> **WHAT TO PRODUCE**
Take the lines from the beginning of the material through the line containing "ax = fig.add_axes([0.156, 0.121, 0.799, 0.839])" and retype them exactly, leaving the pictures out.

> **DATASET CONTENT**
┌──
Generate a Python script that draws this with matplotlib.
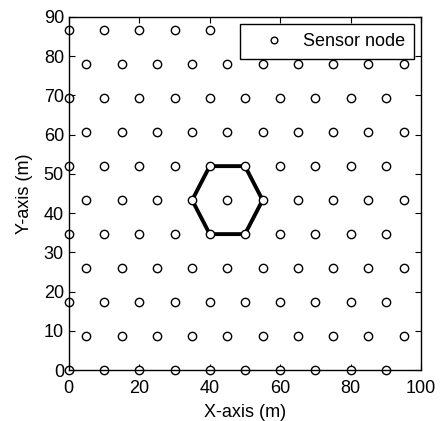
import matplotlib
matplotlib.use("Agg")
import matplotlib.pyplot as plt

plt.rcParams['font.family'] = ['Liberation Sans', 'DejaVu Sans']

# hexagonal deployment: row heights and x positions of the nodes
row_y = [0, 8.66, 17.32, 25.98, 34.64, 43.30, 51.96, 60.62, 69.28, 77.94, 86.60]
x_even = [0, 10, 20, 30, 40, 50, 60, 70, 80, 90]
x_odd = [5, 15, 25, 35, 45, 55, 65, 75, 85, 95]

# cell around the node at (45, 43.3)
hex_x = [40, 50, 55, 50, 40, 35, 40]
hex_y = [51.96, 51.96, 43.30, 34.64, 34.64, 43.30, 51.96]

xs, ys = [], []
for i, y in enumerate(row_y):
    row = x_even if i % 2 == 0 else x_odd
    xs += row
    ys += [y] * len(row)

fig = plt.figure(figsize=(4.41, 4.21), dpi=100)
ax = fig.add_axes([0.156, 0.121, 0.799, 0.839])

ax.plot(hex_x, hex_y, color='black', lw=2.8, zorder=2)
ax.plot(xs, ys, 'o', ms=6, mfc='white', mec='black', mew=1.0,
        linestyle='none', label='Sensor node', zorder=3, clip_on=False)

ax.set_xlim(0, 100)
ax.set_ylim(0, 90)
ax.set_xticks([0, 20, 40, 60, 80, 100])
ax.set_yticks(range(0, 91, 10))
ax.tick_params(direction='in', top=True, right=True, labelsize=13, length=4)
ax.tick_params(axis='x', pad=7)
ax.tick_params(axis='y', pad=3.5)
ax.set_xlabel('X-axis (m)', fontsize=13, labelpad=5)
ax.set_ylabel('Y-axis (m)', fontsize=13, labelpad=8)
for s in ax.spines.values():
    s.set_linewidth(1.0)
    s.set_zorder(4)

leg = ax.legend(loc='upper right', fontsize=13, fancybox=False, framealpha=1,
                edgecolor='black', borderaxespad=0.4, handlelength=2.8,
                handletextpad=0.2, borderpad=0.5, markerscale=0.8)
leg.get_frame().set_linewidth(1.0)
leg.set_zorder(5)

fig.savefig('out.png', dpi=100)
└──
> **COMPLETE ANSWER**
Generate a Python script that draws this with matplotlib.
import matplotlib
matplotlib.use("Agg")
import matplotlib.pyplot as plt

plt.rcParams['font.family'] = ['Liberation Sans', 'DejaVu Sans']

# hexagonal deployment: row heights and x positions of the nodes
row_y = [0, 8.66, 17.32, 25.98, 34.64, 43.30, 51.96, 60.62, 69.28, 77.94, 86.60]
x_even = [0, 10, 20, 30, 40, 50, 60, 70, 80, 90]
x_odd = [5, 15, 25, 35, 45, 55, 65, 75, 85, 95]

# cell around the node at (45, 43.3)
hex_x = [40, 50, 55, 50, 40, 35, 40]
hex_y = [51.96, 51.96, 43.30, 34.64, 34.64, 43.30, 51.96]

xs, ys = [], []
for i, y in enumerate(row_y):
    row = x_even if i % 2 == 0 else x_odd
    xs += row
    ys += [y] * len(row)

fig = plt.figure(figsize=(4.41, 4.21), dpi=100)
ax = fig.add_axes([0.156, 0.121, 0.799, 0.839])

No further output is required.